ELLER AYA, BİZLER YAYA!..
Başlıktaki söz çok klasik ve de belki bayağı bulunabilir.
Ancak, dün gece yarısından sonra insanoğlu Mars’a bir uzay aracı indirdi. Yani, eller Ay’a değil artık Mars’a gitmeyi başardı.
Peki, bizler neyle uğraşıyoruz ve niçin bu tür başarılardan uzağız?..
ANKA KUŞU
Anka Kuşu (Phoenix) adlı Amerikan uzay aracı 32 yıl sonra (1976’dan bu yana) ilk kez motorlu iniş gerçekleştirdi. Yani, bir helikopter ya da uçak gibi kontrollü biçimde Mars denen “kızıl gezegene” iniş yaptı.
Diyeceksiniz ki, bunca siyasal sorun arasında bunun üzerinde bu kadar durmaya değer mi?..
Evet, değer.
Çünkü bizler, bırakın Ay’a ya da Mars’a gitmeyi, bunu hayal dahi etmiyoruz!.. Çünkü gündemimizde böyle konular yok. Dünkü gündemimizi hemen hatırlatayım da gelecek kuşaklara ders olsun.
26 Mayıs 2008 tarihinde ABD Mars’a uzay aracı indirirken, Türkiye’deki hükümet ve başbakan kendi kurumları ile kavga içinde. Başbakan Recep Tayyip Erdoğan diyor ki, “Yargıtay bildirisine cevap vermemek, 16,5 milyon seçmenime ihanet olurdu!..”

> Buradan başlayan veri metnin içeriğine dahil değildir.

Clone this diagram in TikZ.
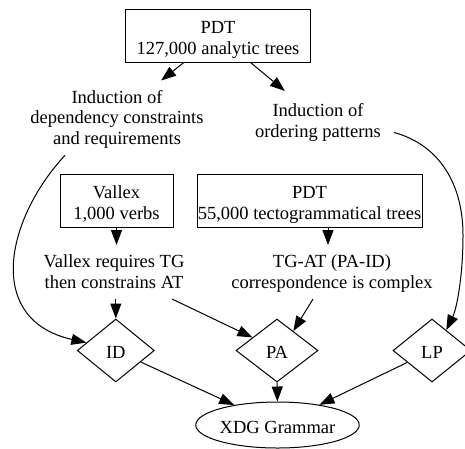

Yani, bu tarihi gelişmelerin yaşandığı tarihte, ülkemizin başbakanı kendi kurumları ile sürekli kavga ediyordu!..
UÇAKLARDA HAREMLİK-SELAMLIK!..
Bizler bırakın uzaya gitmeyi (düşünmeyi), uçağa binmeyi bile “haremlik-selamlık” yapmaya çalışıyorduk.
Aynı gün bir başka haber de şöyleydi:
“İstanbul Atatürk Havalimanı’ndan kalkan KLM’ye ait uçaktaki türbanlı bir Türk kadın, İslam dinine göre bir erkekle yan yana oturmasının günah olduğu gerekçesiyle yanındaki yolcunun kaldırılmasını istedi. Bu talep üzerine kadın yolcunun yanında oturan Hollanda iktidar partisi CDA’nın Amsterdam Belediye Meclisi üyesi Lex van Drooge koltuğundan kaldırıldı. Van Drooge, Hollanda’ya iner inmez durumdan şikayetçi oldu.”
Yine bugünlerin tarihinde, Türkiye’de vatanı savunanların siyasi ve ekonomik olarak yok edildiğini, seslerinin medyada kısıldığını görüyoruz.
Niçin, eller uzayda iken bizler böyle ilkel çırpınmalar ve çatışmalar içindeyiz ki?.. Ülkede yolsuzluklara giden para, niçin uzay araştırmalarına gitmez ki?.. Vs, vs..
TÜRKİYE KÜLLERİNDEN DOĞACAK MI?..
Biliyorsunuz, Anka Kuşu’nun özelliği “küllerinden yeniden doğması” dır.
Ben de Türkiye’nin Anka (Zümrüdüanka) Kuşu gibi bir gün “küllerinden yeniden doğacağına” hâlâ inanıyorum.
Not: Bu arada, şu anda yayında olmayan Ceviz Kabuğu programımız bir ödül daha kazandı.. Ankara’daki Arı Okulları, öğrencileri arasında düzenlediği büyük anket sonucunda Ceviz Kabuğu’nu “En Çok İzlenen Tartışma Programı” seçti. Okul yönetimi ve özellikle sevgili öğrencilere çok teşekkür ediyorum.